In the Kansas City School District, Latinos appear to be disappearing after sixth grade. The district has no figures on the current dropout rates for Latinos in Kansas City. But last school year there were 2,288 Latino children attending district elementary schools -- but just 457 enrolled in middle schools and 451 in high schools. Leaders in the Latino community are mystified -- they don't know whether the students are transferring to other public and private schools or just quitting.

And at a time when Latinos are the fastest-growing minority population in the metro -- Hispanics will soon outnumber whites in the Kansas City School District -- Alta Vista offers a model for success. That also goes for the two dozen black or white students. Classes are smaller here, making it harder for students to hide in a corner and ignore the daily lessons. Students find positive role models in the teachers and administrators, who are almost all Latino. The school offers an array of social-support services to fend off negative forces -- gangs, drugs, unprotected sex -- that wield influence both inside and outside the classrooms.

As in any school, there's discord here.

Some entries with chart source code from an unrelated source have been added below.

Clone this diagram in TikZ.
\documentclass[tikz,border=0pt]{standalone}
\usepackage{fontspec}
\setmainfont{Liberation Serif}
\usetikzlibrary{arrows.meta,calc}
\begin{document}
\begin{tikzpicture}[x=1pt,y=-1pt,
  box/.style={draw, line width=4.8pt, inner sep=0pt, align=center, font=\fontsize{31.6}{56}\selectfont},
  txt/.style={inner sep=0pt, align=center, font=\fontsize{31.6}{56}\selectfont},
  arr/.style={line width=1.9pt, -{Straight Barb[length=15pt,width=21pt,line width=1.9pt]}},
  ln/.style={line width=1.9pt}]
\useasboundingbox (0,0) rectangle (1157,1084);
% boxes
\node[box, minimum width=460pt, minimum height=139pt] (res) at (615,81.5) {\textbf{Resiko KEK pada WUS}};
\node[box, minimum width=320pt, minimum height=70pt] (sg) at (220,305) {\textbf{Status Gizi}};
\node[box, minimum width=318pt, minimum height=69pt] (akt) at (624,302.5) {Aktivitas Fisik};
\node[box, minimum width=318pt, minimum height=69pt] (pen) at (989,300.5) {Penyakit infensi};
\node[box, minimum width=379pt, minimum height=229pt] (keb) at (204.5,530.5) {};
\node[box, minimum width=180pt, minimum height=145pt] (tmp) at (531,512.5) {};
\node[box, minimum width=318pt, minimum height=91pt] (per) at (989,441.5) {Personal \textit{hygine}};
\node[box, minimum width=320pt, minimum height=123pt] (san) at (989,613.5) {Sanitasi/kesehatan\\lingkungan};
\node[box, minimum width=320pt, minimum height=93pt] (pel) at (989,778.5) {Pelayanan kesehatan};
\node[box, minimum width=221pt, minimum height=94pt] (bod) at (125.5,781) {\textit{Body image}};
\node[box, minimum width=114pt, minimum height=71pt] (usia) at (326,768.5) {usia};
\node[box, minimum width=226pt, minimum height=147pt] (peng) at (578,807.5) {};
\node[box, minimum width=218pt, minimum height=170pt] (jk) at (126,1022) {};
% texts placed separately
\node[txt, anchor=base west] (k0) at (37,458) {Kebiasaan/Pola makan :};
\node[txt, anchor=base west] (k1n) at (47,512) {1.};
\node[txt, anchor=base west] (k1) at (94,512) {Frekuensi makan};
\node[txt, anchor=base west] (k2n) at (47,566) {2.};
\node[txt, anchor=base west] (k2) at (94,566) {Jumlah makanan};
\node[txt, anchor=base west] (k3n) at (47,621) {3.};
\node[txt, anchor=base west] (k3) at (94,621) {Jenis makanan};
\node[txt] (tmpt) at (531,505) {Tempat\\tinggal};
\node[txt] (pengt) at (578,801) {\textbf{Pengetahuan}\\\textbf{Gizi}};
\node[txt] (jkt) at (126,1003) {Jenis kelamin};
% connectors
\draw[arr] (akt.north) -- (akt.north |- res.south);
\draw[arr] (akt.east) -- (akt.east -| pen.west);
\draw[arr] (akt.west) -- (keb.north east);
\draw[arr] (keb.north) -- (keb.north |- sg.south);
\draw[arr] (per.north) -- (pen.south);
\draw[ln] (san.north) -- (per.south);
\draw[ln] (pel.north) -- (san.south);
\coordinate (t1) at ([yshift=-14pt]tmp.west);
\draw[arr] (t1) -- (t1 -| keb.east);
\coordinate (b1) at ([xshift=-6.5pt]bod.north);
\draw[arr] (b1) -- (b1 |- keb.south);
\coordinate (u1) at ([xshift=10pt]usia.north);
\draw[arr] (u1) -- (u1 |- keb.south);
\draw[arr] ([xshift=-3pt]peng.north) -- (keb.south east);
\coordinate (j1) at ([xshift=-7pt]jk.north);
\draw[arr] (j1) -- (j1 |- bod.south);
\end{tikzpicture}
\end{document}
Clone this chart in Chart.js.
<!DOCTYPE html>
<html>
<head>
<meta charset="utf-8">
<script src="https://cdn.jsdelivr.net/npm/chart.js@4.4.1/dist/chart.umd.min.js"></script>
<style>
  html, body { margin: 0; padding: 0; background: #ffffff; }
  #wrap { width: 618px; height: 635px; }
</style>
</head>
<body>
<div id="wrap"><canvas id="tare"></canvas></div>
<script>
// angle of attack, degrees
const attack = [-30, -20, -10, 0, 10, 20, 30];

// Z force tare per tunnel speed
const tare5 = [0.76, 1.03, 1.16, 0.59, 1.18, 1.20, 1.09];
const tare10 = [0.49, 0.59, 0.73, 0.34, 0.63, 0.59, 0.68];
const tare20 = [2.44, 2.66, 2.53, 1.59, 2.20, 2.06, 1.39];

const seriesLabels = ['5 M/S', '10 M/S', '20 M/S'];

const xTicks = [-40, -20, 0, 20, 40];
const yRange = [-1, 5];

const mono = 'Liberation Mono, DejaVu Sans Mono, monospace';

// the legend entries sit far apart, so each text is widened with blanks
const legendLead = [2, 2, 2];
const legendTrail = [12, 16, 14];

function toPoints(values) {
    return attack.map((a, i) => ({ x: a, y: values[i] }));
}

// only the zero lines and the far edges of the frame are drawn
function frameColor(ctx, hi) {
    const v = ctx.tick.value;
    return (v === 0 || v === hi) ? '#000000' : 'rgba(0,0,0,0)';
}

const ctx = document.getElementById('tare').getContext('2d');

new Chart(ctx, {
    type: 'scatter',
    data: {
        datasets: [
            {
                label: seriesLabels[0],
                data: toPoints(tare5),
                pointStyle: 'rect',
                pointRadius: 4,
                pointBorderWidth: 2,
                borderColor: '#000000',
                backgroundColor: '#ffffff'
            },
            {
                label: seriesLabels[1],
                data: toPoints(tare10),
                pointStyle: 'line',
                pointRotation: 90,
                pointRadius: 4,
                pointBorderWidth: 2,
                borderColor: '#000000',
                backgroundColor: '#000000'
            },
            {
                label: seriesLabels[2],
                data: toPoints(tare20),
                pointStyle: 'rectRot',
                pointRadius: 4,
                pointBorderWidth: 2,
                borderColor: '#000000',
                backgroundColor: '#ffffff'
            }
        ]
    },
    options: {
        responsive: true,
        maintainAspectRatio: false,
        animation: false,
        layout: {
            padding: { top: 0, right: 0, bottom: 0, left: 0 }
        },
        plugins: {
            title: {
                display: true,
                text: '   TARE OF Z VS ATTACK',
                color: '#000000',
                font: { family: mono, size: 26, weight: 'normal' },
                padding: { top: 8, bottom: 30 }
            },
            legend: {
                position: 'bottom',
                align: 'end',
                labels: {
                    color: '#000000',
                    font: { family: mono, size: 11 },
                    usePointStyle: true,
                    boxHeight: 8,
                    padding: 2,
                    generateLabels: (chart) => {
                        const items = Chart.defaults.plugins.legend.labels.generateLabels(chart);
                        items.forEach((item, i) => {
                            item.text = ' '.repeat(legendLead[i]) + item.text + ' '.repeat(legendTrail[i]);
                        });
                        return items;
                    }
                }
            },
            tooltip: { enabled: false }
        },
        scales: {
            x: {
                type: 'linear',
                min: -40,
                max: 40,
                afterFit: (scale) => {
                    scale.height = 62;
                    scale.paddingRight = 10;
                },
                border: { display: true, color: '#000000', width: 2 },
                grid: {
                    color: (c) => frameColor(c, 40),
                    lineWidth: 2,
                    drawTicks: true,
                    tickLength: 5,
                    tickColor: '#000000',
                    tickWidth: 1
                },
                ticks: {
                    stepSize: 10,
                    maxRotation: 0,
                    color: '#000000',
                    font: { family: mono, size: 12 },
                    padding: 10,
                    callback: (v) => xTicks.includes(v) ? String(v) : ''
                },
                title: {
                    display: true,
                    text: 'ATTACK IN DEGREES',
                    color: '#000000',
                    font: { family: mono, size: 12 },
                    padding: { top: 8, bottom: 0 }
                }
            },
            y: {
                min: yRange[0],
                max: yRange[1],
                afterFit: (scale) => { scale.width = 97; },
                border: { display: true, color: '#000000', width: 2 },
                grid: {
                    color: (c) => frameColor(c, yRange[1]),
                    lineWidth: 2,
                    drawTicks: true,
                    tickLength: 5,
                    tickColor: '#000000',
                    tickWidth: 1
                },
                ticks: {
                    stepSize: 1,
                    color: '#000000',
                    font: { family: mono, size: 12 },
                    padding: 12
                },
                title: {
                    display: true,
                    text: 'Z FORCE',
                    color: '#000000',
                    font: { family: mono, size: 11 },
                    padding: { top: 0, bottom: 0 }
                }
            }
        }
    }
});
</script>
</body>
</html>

You can see it in the lunchroom, where recent immigrants to Kansas City's Historic Northeast neighborhood huddle at the tables near the walls, quietly chatting in Spanish while Westside Chicanos, second- and third-generation Americans of Mexican descent, hold court at the middle tables as if they own the place

"There are gangs here," Alta Vista Principal Cassandra Cole says candidly. "Anyone who tells you differently needs a dose of reality."